(WHAT IS NEEDED): In the records below, reproduce exactly the lines from the one containing "Emit a web page" through the one containing "const fmt = v", both included, and omit the pictures.
:::
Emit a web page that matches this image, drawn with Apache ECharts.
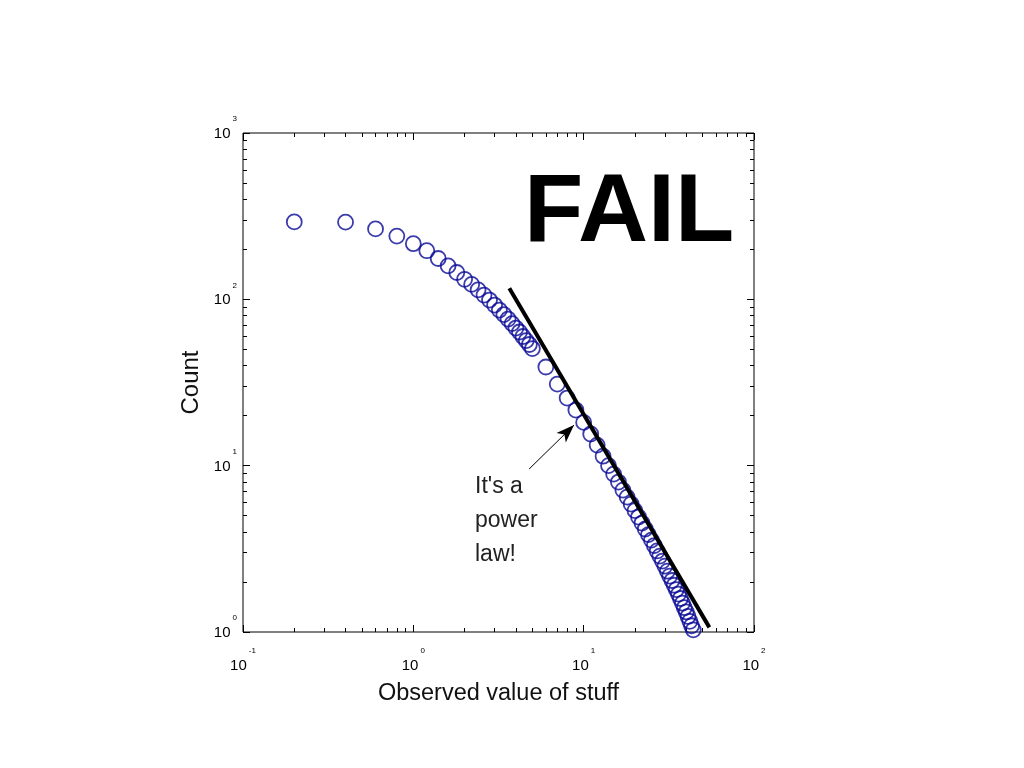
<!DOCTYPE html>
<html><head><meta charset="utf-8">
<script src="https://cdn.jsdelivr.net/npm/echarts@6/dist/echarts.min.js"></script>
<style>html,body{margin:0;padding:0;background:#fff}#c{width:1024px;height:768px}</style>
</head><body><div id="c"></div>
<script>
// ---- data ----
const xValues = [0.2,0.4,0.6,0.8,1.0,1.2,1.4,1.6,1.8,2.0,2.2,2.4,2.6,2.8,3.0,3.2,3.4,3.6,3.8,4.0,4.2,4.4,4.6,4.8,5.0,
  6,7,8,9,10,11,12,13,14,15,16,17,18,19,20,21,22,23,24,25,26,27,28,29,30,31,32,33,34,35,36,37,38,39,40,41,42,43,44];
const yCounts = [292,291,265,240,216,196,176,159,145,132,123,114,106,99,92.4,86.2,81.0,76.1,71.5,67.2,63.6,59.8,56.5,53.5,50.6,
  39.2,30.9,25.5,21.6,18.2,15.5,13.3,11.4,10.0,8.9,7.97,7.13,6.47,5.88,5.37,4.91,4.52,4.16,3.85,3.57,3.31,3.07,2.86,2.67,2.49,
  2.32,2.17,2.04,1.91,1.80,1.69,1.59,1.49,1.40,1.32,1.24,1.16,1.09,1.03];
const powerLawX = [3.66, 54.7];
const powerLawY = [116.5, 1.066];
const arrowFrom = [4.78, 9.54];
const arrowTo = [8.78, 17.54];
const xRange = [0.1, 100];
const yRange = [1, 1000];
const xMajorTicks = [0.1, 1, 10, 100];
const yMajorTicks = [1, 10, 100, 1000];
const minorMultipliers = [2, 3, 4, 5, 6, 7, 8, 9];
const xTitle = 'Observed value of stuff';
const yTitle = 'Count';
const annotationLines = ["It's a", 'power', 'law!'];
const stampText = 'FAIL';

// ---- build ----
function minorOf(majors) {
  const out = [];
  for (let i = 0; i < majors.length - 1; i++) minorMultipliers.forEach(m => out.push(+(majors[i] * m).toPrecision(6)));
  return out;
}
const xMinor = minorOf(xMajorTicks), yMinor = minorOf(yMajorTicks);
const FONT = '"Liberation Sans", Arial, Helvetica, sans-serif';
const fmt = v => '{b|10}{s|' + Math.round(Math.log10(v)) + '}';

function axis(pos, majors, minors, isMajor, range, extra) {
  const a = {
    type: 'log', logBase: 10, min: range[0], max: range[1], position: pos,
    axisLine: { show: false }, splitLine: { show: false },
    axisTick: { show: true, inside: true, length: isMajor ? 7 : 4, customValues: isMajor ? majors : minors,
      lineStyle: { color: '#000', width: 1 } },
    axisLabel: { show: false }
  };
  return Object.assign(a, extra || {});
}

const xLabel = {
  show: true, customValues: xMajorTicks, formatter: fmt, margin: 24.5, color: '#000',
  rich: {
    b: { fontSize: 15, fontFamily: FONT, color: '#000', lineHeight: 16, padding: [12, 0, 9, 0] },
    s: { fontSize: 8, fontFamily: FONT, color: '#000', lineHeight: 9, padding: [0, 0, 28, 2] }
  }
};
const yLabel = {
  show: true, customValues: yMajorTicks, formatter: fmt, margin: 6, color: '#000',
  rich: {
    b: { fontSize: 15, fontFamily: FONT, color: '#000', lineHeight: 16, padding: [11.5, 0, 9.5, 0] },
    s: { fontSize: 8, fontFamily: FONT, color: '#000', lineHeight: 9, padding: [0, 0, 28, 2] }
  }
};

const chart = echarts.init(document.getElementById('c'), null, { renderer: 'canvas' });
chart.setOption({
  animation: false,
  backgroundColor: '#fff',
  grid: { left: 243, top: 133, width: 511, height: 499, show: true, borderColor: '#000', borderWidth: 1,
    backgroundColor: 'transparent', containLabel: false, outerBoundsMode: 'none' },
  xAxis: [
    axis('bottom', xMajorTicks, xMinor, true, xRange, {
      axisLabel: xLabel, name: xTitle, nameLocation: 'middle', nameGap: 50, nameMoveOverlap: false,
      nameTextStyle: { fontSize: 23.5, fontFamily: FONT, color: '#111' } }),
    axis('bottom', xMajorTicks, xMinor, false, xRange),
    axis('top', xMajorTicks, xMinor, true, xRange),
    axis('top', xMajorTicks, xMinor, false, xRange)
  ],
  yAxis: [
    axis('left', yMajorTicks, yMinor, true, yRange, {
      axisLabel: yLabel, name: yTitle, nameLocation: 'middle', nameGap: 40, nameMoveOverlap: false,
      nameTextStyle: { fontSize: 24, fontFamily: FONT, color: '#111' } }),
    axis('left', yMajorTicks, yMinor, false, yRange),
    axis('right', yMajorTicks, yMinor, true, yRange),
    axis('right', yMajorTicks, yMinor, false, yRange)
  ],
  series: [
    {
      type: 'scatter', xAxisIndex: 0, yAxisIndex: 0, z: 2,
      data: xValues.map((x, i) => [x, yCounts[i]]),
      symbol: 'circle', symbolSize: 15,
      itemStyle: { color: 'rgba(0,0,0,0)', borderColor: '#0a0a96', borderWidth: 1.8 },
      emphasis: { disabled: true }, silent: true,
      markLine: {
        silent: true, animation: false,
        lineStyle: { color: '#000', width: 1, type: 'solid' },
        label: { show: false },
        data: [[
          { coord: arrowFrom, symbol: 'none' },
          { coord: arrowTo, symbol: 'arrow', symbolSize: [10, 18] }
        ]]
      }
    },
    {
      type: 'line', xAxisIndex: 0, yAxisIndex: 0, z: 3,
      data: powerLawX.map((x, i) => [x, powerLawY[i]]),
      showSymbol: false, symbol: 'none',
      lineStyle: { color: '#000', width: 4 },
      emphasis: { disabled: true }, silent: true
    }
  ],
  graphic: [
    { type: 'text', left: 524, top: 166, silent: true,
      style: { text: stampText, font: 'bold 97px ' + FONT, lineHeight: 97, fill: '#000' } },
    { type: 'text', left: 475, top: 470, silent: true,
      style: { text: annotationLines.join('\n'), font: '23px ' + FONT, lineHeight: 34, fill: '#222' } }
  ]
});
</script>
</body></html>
:::
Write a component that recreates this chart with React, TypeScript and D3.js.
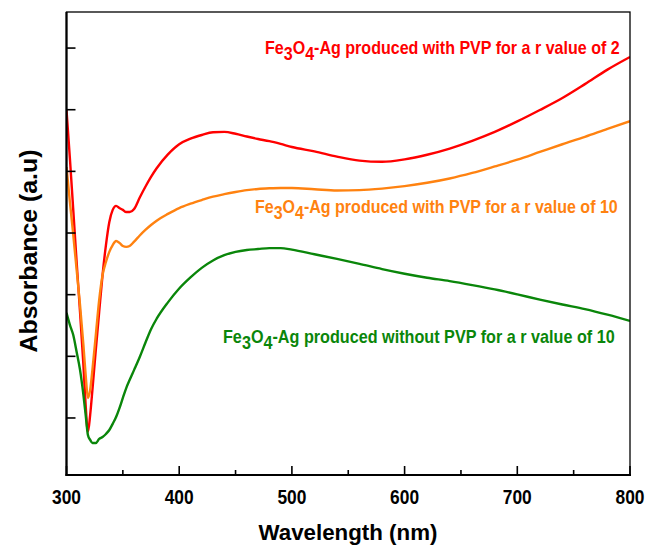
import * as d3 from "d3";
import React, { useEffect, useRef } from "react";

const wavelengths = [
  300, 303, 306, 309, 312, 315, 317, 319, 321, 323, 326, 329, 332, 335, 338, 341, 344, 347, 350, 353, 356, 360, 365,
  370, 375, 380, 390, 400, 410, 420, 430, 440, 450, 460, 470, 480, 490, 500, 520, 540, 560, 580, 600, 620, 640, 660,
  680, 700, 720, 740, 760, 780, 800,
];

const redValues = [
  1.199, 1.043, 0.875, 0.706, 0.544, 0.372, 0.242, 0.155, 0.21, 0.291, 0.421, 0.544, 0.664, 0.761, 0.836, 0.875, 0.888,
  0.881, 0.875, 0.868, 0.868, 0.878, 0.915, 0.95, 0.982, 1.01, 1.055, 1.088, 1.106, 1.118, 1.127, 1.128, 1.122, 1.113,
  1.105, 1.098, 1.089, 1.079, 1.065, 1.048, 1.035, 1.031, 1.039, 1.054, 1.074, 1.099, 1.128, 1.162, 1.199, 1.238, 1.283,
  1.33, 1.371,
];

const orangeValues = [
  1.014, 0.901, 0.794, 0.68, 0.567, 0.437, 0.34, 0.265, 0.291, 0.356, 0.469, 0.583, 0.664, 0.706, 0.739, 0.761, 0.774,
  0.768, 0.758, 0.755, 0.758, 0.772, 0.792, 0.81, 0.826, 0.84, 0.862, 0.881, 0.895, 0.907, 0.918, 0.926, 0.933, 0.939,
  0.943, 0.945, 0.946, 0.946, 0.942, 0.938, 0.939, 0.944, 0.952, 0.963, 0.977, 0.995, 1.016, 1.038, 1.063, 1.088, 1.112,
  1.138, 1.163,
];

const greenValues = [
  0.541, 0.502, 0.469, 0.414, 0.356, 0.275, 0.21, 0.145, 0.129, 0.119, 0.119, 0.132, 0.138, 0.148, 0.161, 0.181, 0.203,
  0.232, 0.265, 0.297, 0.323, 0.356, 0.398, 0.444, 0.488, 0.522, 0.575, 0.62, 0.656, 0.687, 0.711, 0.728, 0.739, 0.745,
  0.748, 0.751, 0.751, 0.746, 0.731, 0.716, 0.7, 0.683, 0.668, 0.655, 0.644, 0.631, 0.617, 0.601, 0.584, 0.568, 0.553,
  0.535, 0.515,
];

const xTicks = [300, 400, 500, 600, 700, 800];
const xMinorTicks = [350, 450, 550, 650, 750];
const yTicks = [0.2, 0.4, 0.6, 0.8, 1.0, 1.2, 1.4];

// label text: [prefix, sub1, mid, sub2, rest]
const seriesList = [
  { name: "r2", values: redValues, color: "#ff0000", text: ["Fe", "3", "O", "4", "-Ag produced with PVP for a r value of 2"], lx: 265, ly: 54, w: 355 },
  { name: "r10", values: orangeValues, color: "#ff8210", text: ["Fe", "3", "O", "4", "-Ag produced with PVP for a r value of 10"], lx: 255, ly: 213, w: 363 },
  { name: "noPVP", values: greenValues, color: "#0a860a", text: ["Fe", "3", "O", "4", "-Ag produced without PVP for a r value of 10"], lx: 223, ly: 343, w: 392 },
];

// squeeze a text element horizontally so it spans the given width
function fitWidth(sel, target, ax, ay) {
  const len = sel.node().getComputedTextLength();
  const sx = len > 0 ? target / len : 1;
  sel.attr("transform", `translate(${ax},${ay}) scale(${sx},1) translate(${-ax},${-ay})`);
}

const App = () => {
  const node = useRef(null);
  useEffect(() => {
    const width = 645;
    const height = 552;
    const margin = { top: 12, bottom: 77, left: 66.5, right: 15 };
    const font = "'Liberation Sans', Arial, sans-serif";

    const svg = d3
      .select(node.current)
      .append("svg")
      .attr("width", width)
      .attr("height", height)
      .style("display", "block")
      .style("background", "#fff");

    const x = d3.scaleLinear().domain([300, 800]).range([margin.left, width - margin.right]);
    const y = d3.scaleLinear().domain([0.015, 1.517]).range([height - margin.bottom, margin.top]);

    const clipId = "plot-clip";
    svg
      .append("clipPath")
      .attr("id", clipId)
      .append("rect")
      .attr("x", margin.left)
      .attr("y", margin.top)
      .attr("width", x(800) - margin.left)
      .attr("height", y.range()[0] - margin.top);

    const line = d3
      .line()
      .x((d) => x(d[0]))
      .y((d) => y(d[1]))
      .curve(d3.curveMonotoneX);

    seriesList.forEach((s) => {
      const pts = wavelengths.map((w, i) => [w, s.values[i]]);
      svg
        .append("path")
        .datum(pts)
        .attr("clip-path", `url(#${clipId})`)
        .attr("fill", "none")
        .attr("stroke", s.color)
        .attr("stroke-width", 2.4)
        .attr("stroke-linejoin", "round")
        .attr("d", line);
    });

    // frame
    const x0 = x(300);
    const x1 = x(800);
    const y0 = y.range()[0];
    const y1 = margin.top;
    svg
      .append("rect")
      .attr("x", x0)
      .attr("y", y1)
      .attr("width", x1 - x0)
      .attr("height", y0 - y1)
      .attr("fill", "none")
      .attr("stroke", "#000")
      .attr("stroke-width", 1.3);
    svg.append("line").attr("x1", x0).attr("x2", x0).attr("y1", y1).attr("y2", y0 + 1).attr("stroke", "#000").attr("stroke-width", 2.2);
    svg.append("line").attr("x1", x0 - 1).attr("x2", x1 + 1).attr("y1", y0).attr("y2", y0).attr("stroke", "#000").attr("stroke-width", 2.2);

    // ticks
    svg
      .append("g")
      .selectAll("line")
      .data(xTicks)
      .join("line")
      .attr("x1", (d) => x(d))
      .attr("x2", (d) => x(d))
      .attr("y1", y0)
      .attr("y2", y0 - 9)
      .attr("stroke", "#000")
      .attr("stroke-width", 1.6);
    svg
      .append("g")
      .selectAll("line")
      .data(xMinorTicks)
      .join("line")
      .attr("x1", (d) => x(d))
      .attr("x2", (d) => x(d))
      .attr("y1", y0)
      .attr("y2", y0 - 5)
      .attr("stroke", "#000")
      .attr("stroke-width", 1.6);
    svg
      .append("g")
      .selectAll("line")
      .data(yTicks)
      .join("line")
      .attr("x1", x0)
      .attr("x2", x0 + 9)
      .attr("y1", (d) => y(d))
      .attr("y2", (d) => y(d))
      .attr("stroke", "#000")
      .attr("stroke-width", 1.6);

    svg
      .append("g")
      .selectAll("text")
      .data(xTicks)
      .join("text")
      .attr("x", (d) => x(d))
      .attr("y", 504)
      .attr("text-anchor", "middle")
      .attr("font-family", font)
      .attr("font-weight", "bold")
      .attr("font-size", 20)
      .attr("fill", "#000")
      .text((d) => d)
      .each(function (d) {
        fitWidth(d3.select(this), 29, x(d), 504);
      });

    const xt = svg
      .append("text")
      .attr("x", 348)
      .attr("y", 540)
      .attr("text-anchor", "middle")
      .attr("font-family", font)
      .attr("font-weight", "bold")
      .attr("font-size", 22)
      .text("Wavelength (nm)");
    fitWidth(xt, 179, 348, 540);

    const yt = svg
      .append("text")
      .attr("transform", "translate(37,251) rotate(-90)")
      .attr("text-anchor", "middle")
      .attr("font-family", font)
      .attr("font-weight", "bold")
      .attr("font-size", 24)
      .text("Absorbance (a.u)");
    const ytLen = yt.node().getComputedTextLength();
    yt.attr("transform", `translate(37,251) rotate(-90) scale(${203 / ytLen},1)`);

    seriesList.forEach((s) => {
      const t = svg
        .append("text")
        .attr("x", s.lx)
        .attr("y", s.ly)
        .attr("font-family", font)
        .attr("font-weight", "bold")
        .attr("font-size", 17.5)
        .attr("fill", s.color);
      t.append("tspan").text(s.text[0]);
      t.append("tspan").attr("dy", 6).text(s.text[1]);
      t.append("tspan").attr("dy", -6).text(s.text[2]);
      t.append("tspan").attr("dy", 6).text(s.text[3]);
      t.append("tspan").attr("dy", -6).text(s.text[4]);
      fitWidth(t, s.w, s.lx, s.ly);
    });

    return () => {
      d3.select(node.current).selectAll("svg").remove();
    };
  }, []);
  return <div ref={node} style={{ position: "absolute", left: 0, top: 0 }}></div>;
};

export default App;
:::
(WRITTEN SOLUTION):
Emit a web page that matches this image, drawn with Apache ECharts.
<!DOCTYPE html>
<html><head><meta charset="utf-8">
<script src="https://cdn.jsdelivr.net/npm/echarts@6/dist/echarts.min.js"></script>
<style>html,body{margin:0;padding:0;background:#fff}#c{width:1024px;height:768px}</style>
</head><body><div id="c"></div>
<script>
// ---- data ----
const xValues = [0.2,0.4,0.6,0.8,1.0,1.2,1.4,1.6,1.8,2.0,2.2,2.4,2.6,2.8,3.0,3.2,3.4,3.6,3.8,4.0,4.2,4.4,4.6,4.8,5.0,
  6,7,8,9,10,11,12,13,14,15,16,17,18,19,20,21,22,23,24,25,26,27,28,29,30,31,32,33,34,35,36,37,38,39,40,41,42,43,44];
const yCounts = [292,291,265,240,216,196,176,159,145,132,123,114,106,99,92.4,86.2,81.0,76.1,71.5,67.2,63.6,59.8,56.5,53.5,50.6,
  39.2,30.9,25.5,21.6,18.2,15.5,13.3,11.4,10.0,8.9,7.97,7.13,6.47,5.88,5.37,4.91,4.52,4.16,3.85,3.57,3.31,3.07,2.86,2.67,2.49,
  2.32,2.17,2.04,1.91,1.80,1.69,1.59,1.49,1.40,1.32,1.24,1.16,1.09,1.03];
const powerLawX = [3.66, 54.7];
const powerLawY = [116.5, 1.066];
const arrowFrom = [4.78, 9.54];
const arrowTo = [8.78, 17.54];
const xRange = [0.1, 100];
const yRange = [1, 1000];
const xMajorTicks = [0.1, 1, 10, 100];
const yMajorTicks = [1, 10, 100, 1000];
const minorMultipliers = [2, 3, 4, 5, 6, 7, 8, 9];
const xTitle = 'Observed value of stuff';
const yTitle = 'Count';
const annotationLines = ["It's a", 'power', 'law!'];
const stampText = 'FAIL';

// ---- build ----
function minorOf(majors) {
  const out = [];
  for (let i = 0; i < majors.length - 1; i++) minorMultipliers.forEach(m => out.push(+(majors[i] * m).toPrecision(6)));
  return out;
}
const xMinor = minorOf(xMajorTicks), yMinor = minorOf(yMajorTicks);
const FONT = '"Liberation Sans", Arial, Helvetica, sans-serif';
const fmt = v => '{b|10}{s|' + Math.round(Math.log10(v)) + '}';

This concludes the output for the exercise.